Stated problem: Your task is to transcribe all of the data below exactly, omitting the images.

--- START OF Data shown ---

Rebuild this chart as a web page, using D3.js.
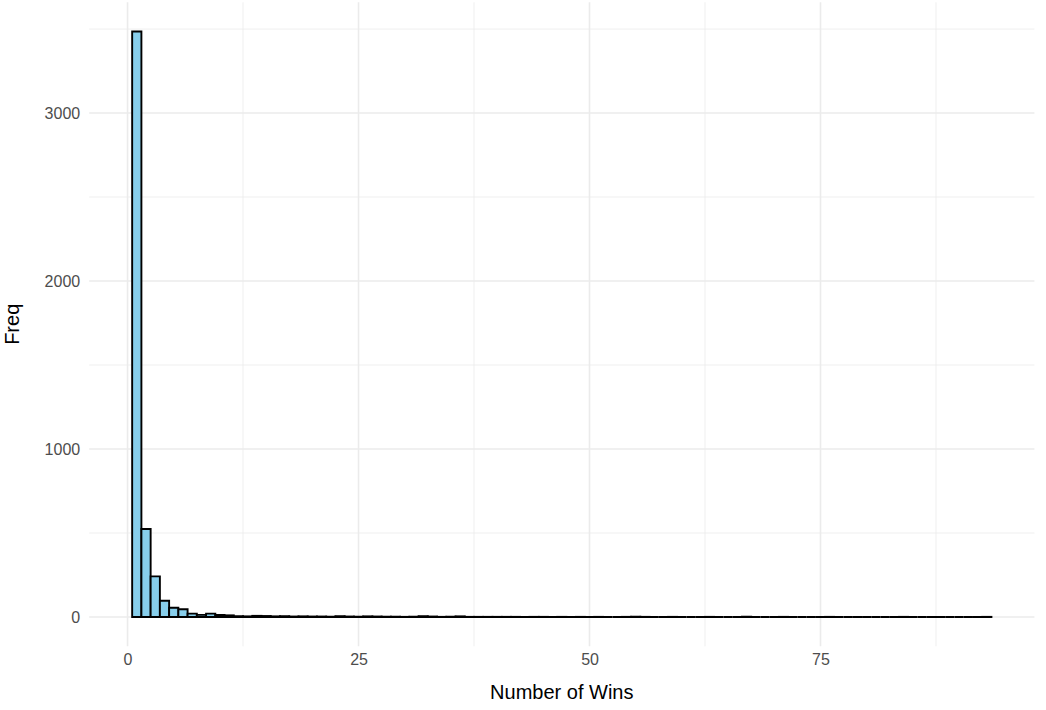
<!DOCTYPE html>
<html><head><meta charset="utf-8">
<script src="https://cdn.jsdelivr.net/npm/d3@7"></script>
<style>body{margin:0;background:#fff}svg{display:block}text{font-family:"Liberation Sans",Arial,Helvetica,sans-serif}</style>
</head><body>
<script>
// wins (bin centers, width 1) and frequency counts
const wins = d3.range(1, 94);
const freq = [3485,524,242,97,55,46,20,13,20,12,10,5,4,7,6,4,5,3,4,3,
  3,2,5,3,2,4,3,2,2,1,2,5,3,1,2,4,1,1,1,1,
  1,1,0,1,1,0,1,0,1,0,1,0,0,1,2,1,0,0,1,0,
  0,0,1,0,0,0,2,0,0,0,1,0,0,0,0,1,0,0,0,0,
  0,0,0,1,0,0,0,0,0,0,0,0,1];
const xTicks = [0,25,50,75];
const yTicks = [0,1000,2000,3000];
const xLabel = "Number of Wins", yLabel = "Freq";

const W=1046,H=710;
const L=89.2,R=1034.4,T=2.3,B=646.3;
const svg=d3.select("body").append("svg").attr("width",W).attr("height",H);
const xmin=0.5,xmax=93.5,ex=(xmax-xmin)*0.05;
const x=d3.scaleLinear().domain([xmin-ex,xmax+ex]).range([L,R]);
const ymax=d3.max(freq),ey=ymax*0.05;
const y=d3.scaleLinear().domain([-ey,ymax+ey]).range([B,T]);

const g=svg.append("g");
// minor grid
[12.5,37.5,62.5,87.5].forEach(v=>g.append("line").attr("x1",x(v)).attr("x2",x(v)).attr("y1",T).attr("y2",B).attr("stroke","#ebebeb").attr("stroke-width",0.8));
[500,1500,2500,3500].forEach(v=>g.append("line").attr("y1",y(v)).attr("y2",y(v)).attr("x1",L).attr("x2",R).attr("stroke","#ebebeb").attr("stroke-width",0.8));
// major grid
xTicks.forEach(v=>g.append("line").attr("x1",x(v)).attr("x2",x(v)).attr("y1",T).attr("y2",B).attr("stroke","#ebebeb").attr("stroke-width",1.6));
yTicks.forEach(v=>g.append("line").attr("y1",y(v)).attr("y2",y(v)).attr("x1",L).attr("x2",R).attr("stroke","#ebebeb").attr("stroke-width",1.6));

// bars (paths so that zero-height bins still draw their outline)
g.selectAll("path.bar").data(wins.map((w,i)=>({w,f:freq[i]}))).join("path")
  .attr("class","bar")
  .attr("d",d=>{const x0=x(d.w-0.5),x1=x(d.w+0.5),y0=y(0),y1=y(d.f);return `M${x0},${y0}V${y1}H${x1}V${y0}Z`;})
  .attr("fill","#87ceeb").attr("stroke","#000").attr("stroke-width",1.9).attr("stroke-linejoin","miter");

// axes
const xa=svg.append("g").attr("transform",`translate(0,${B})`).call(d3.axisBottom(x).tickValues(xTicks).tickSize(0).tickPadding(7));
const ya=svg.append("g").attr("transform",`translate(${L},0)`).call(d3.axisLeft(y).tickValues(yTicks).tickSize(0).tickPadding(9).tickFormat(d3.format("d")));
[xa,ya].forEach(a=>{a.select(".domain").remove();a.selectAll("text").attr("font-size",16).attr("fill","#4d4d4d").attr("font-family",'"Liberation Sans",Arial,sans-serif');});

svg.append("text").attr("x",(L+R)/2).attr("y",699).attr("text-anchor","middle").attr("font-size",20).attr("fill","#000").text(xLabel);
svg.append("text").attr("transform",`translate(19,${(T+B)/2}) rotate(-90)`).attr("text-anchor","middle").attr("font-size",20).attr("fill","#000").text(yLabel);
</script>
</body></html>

--- END OF Data shown ---

Answer for the task:
Rebuild this chart as a web page, using D3.js.
<!DOCTYPE html>
<html><head><meta charset="utf-8">
<script src="https://cdn.jsdelivr.net/npm/d3@7"></script>
<style>body{margin:0;background:#fff}svg{display:block}text{font-family:"Liberation Sans",Arial,Helvetica,sans-serif}</style>
</head><body>
<script>
// wins (bin centers, width 1) and frequency counts
const wins = d3.range(1, 94);
const freq = [3485,524,242,97,55,46,20,13,20,12,10,5,4,7,6,4,5,3,4,3,
  3,2,5,3,2,4,3,2,2,1,2,5,3,1,2,4,1,1,1,1,
  1,1,0,1,1,0,1,0,1,0,1,0,0,1,2,1,0,0,1,0,
  0,0,1,0,0,0,2,0,0,0,1,0,0,0,0,1,0,0,0,0,
  0,0,0,1,0,0,0,0,0,0,0,0,1];
const xTicks = [0,25,50,75];
const yTicks = [0,1000,2000,3000];
const xLabel = "Number of Wins", yLabel = "Freq";

const W=1046,H=710;
const L=89.2,R=1034.4,T=2.3,B=646.3;
const svg=d3.select("body").append("svg").attr("width",W).attr("height",H);
const xmin=0.5,xmax=93.5,ex=(xmax-xmin)*0.05;
const x=d3.scaleLinear().domain([xmin-ex,xmax+ex]).range([L,R]);
const ymax=d3.max(freq),ey=ymax*0.05;
const y=d3.scaleLinear().domain([-ey,ymax+ey]).range([B,T]);

const g=svg.append("g");
// minor grid
[12.5,37.5,62.5,87.5].forEach(v=>g.append("line").attr("x1",x(v)).attr("x2",x(v)).attr("y1",T).attr("y2",B).attr("stroke","#ebebeb").attr("stroke-width",0.8));
[500,1500,2500,3500].forEach(v=>g.append("line").attr("y1",y(v)).attr("y2",y(v)).attr("x1",L).attr("x2",R).attr("stroke","#ebebeb").attr("stroke-width",0.8));
// major grid
xTicks.forEach(v=>g.append("line").attr("x1",x(v)).attr("x2",x(v)).attr("y1",T).attr("y2",B).attr("stroke","#ebebeb").attr("stroke-width",1.6));
yTicks.forEach(v=>g.append("line").attr("y1",y(v)).attr("y2",y(v)).attr("x1",L).attr("x2",R).attr("stroke","#ebebeb").attr("stroke-width",1.6));

// bars (paths so that zero-height bins still draw their outline)
g.selectAll("path.bar").data(wins.map((w,i)=>({w,f:freq[i]}))).join("path")
  .attr("class","bar")
  .attr("d",d=>{const x0=x(d.w-0.5),x1=x(d.w+0.5),y0=y(0),y1=y(d.f);return `M${x0},${y0}V${y1}H${x1}V${y0}Z`;})
  .attr("fill","#87ceeb").attr("stroke","#000").attr("stroke-width",1.9).attr("stroke-linejoin","miter");

// axes
const xa=svg.append("g").attr("transform",`translate(0,${B})`).call(d3.axisBottom(x).tickValues(xTicks).tickSize(0).tickPadding(7));
const ya=svg.append("g").attr("transform",`translate(${L},0)`).call(d3.axisLeft(y).tickValues(yTicks).tickSize(0).tickPadding(9).tickFormat(d3.format("d")));
[xa,ya].forEach(a=>{a.select(".domain").remove();a.selectAll("text").attr("font-size",16).attr("fill","#4d4d4d").attr("font-family",'"Liberation Sans",Arial,sans-serif');});

svg.append("text").attr("x",(L+R)/2).attr("y",699).attr("text-anchor","middle").attr("font-size",20).attr("fill","#000").text(xLabel);
svg.append("text").attr("transform",`translate(19,${(T+B)/2}) rotate(-90)`).attr("text-anchor","middle").attr("font-size",20).attr("fill","#000").text(yLabel);
</script>
</body></html>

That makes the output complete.